§ SHORT PROBLEM
Leave out the pictures and repeat exactly the lines between the one containing "Output the LaTeX" and the one containing "(wm) at (1412,603)", inclusive.

[Source code of charts]
● ● ● ● ● ● ●

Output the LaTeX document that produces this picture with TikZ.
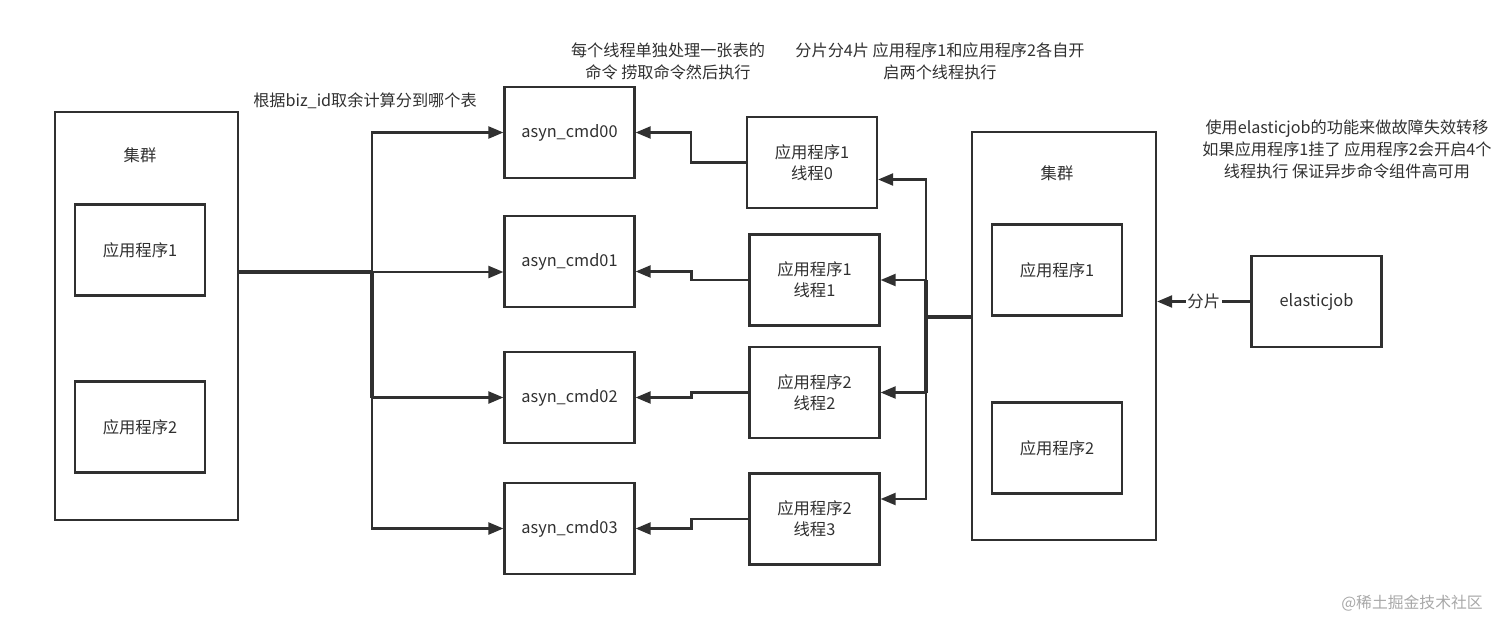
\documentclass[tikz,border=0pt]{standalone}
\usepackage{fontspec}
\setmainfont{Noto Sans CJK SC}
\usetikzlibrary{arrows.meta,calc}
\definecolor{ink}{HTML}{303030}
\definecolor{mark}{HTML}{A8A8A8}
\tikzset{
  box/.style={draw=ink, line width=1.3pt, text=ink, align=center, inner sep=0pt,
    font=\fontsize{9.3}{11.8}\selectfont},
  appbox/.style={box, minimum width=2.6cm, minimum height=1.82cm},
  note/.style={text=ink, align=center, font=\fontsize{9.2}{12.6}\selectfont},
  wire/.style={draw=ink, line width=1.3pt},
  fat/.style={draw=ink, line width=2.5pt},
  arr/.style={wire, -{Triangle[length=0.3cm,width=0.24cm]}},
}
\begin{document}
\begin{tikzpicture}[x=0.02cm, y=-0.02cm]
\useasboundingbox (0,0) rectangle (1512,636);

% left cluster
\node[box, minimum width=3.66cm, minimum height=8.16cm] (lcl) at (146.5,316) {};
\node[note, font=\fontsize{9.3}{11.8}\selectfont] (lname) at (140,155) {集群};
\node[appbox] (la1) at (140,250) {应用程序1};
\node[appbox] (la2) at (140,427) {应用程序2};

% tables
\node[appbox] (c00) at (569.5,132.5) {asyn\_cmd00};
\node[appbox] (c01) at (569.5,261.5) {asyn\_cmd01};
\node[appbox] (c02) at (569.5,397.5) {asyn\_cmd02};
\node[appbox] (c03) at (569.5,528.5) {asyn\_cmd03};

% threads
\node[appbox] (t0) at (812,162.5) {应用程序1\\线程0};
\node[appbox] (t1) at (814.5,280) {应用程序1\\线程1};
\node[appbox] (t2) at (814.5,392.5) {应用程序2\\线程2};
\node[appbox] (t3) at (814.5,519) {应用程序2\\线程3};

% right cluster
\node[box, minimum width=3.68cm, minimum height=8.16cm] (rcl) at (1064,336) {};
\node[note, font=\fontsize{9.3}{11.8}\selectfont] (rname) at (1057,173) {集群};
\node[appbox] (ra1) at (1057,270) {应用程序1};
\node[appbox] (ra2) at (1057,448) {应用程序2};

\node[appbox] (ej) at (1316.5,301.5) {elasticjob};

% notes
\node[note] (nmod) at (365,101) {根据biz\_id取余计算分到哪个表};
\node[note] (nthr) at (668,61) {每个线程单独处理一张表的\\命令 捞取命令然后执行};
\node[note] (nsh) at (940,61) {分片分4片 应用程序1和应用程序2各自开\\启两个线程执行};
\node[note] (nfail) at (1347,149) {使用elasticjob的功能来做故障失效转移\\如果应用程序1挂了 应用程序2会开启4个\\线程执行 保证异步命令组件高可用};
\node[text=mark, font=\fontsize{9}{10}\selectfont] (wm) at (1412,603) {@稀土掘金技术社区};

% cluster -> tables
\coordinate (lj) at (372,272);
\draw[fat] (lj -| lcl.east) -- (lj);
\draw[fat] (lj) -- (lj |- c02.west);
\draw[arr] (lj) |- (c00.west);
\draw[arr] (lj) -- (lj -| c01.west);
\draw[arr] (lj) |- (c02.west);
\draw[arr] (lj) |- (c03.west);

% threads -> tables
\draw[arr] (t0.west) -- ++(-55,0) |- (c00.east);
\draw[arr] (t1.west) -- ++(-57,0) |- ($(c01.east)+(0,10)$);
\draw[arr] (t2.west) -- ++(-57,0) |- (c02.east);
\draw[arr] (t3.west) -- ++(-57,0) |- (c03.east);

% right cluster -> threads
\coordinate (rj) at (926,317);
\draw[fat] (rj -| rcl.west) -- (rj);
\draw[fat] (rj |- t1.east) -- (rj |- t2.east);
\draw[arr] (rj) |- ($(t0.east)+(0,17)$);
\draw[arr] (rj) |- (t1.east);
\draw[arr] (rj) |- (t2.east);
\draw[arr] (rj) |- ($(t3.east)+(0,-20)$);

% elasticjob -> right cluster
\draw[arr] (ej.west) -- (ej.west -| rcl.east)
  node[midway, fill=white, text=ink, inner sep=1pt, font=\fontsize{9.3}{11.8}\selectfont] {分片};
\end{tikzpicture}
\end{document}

● ● ● ● ● ● ●

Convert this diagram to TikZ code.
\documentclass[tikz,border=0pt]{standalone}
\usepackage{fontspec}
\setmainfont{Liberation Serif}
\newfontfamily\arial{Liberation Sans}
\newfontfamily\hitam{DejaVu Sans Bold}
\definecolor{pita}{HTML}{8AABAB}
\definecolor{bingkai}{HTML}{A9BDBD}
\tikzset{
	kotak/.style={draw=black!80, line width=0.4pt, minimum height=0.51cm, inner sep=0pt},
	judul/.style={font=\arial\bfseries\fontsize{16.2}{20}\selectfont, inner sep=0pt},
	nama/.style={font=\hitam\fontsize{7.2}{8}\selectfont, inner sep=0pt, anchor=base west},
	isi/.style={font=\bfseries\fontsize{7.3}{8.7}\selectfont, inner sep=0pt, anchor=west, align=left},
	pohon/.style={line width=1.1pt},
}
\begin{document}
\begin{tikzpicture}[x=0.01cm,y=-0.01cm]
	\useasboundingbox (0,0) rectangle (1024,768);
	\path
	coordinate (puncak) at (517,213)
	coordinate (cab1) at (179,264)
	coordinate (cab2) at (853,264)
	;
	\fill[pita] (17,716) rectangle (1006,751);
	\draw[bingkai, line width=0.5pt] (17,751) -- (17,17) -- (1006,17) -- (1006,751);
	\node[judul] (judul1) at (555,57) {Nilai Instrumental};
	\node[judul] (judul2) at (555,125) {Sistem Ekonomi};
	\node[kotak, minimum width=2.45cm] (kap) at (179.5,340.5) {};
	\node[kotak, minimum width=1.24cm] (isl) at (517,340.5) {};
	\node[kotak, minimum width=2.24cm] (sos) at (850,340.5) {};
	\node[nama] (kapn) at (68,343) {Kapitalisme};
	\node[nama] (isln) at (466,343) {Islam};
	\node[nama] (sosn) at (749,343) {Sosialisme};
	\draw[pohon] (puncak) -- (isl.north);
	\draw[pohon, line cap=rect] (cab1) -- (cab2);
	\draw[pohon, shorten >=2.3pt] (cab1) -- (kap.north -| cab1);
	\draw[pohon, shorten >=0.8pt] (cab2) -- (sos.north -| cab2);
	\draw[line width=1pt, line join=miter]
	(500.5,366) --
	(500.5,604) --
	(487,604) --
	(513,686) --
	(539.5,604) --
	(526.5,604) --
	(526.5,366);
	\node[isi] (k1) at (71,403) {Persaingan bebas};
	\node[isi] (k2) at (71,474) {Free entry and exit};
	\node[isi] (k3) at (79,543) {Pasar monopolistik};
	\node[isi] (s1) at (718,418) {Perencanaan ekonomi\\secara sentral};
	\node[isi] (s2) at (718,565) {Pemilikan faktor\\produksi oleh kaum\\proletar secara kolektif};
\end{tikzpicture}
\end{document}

● ● ● ● ● ● ●

§ RESULT FOR THIS TASK
Output the LaTeX document that produces this picture with TikZ.
\documentclass[tikz,border=0pt]{standalone}
\usepackage{fontspec}
\setmainfont{Noto Sans CJK SC}
\usetikzlibrary{arrows.meta,calc}
\definecolor{ink}{HTML}{303030}
\definecolor{mark}{HTML}{A8A8A8}
\tikzset{
  box/.style={draw=ink, line width=1.3pt, text=ink, align=center, inner sep=0pt,
    font=\fontsize{9.3}{11.8}\selectfont},
  appbox/.style={box, minimum width=2.6cm, minimum height=1.82cm},
  note/.style={text=ink, align=center, font=\fontsize{9.2}{12.6}\selectfont},
  wire/.style={draw=ink, line width=1.3pt},
  fat/.style={draw=ink, line width=2.5pt},
  arr/.style={wire, -{Triangle[length=0.3cm,width=0.24cm]}},
}
\begin{document}
\begin{tikzpicture}[x=0.02cm, y=-0.02cm]
\useasboundingbox (0,0) rectangle (1512,636);

% left cluster
\node[box, minimum width=3.66cm, minimum height=8.16cm] (lcl) at (146.5,316) {};
\node[note, font=\fontsize{9.3}{11.8}\selectfont] (lname) at (140,155) {集群};
\node[appbox] (la1) at (140,250) {应用程序1};
\node[appbox] (la2) at (140,427) {应用程序2};

% tables
\node[appbox] (c00) at (569.5,132.5) {asyn\_cmd00};
\node[appbox] (c01) at (569.5,261.5) {asyn\_cmd01};
\node[appbox] (c02) at (569.5,397.5) {asyn\_cmd02};
\node[appbox] (c03) at (569.5,528.5) {asyn\_cmd03};

% threads
\node[appbox] (t0) at (812,162.5) {应用程序1\\线程0};
\node[appbox] (t1) at (814.5,280) {应用程序1\\线程1};
\node[appbox] (t2) at (814.5,392.5) {应用程序2\\线程2};
\node[appbox] (t3) at (814.5,519) {应用程序2\\线程3};

% right cluster
\node[box, minimum width=3.68cm, minimum height=8.16cm] (rcl) at (1064,336) {};
\node[note, font=\fontsize{9.3}{11.8}\selectfont] (rname) at (1057,173) {集群};
\node[appbox] (ra1) at (1057,270) {应用程序1};
\node[appbox] (ra2) at (1057,448) {应用程序2};

\node[appbox] (ej) at (1316.5,301.5) {elasticjob};

% notes
\node[note] (nmod) at (365,101) {根据biz\_id取余计算分到哪个表};
\node[note] (nthr) at (668,61) {每个线程单独处理一张表的\\命令 捞取命令然后执行};
\node[note] (nsh) at (940,61) {分片分4片 应用程序1和应用程序2各自开\\启两个线程执行};
\node[note] (nfail) at (1347,149) {使用elasticjob的功能来做故障失效转移\\如果应用程序1挂了 应用程序2会开启4个\\线程执行 保证异步命令组件高可用};
\node[text=mark, font=\fontsize{9}{10}\selectfont] (wm) at (1412,603) {@稀土掘金技术社区};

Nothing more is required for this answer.